President Russell M. Nelson was called and set apart on Sunday as the 17th President of the Church of Jesus Christ of Latter-day Saints. Dallin H. Oaks has been called as the First Councelor and Henry B. Eyring has been called as the Second Councelor. Elder M. Russell Ballard has been called to be the acting President of the Quorum of the Twelve.
Elder Christofferson conducted the meeting and took a few minutes to explain the process of how the new president is chosen and how things are organized, he also bore his testimony of the meeting, “As a participant, it was sweet, sacred experience in which the Lord’s will was clearly manifest and all were in full accord.
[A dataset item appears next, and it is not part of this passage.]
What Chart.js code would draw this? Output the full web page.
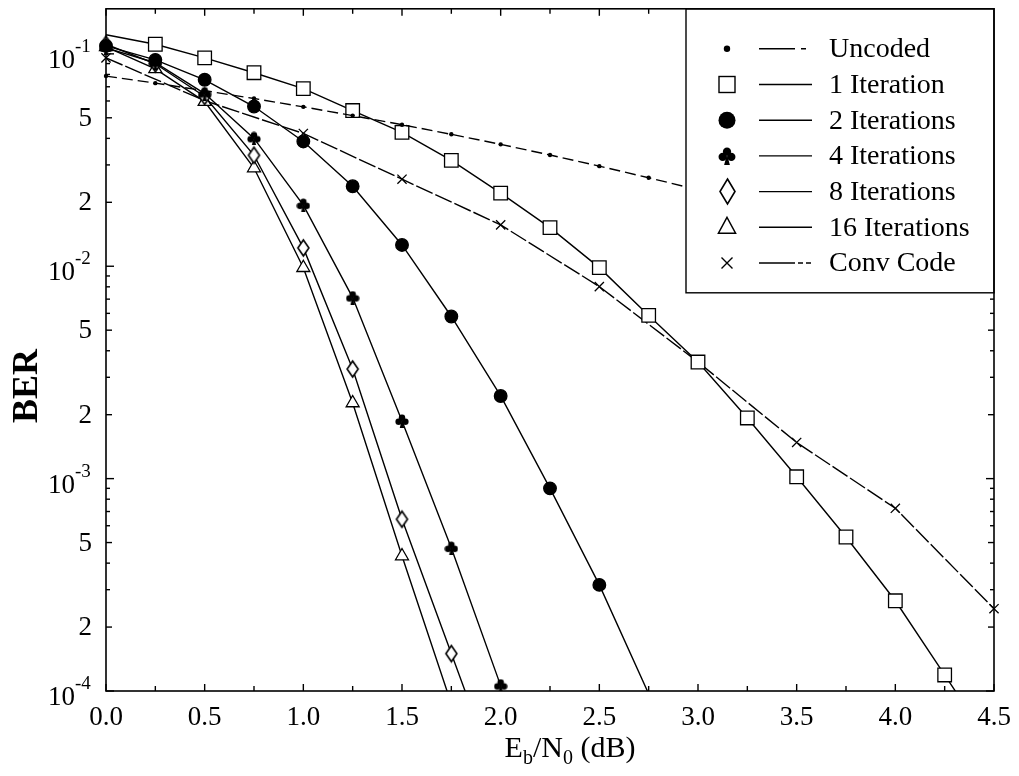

This experience confirmed once again that Jesus Christ directs His church.”
He also explained that by choosing the senior most apostle to be the president of the church, posturing or campaigning for position is eliminated, that this process provides continuity and that the one who becomes the new president has been prepared for this calling. He also quoted Elder John A. Widtsoe, “This is a wise procedure. It places at the head of the church the apostle who has been the longest in service. He is known well to the people and trusted by them. He himself knows the procedure of church affairs. He is no novice to be trained for the position.”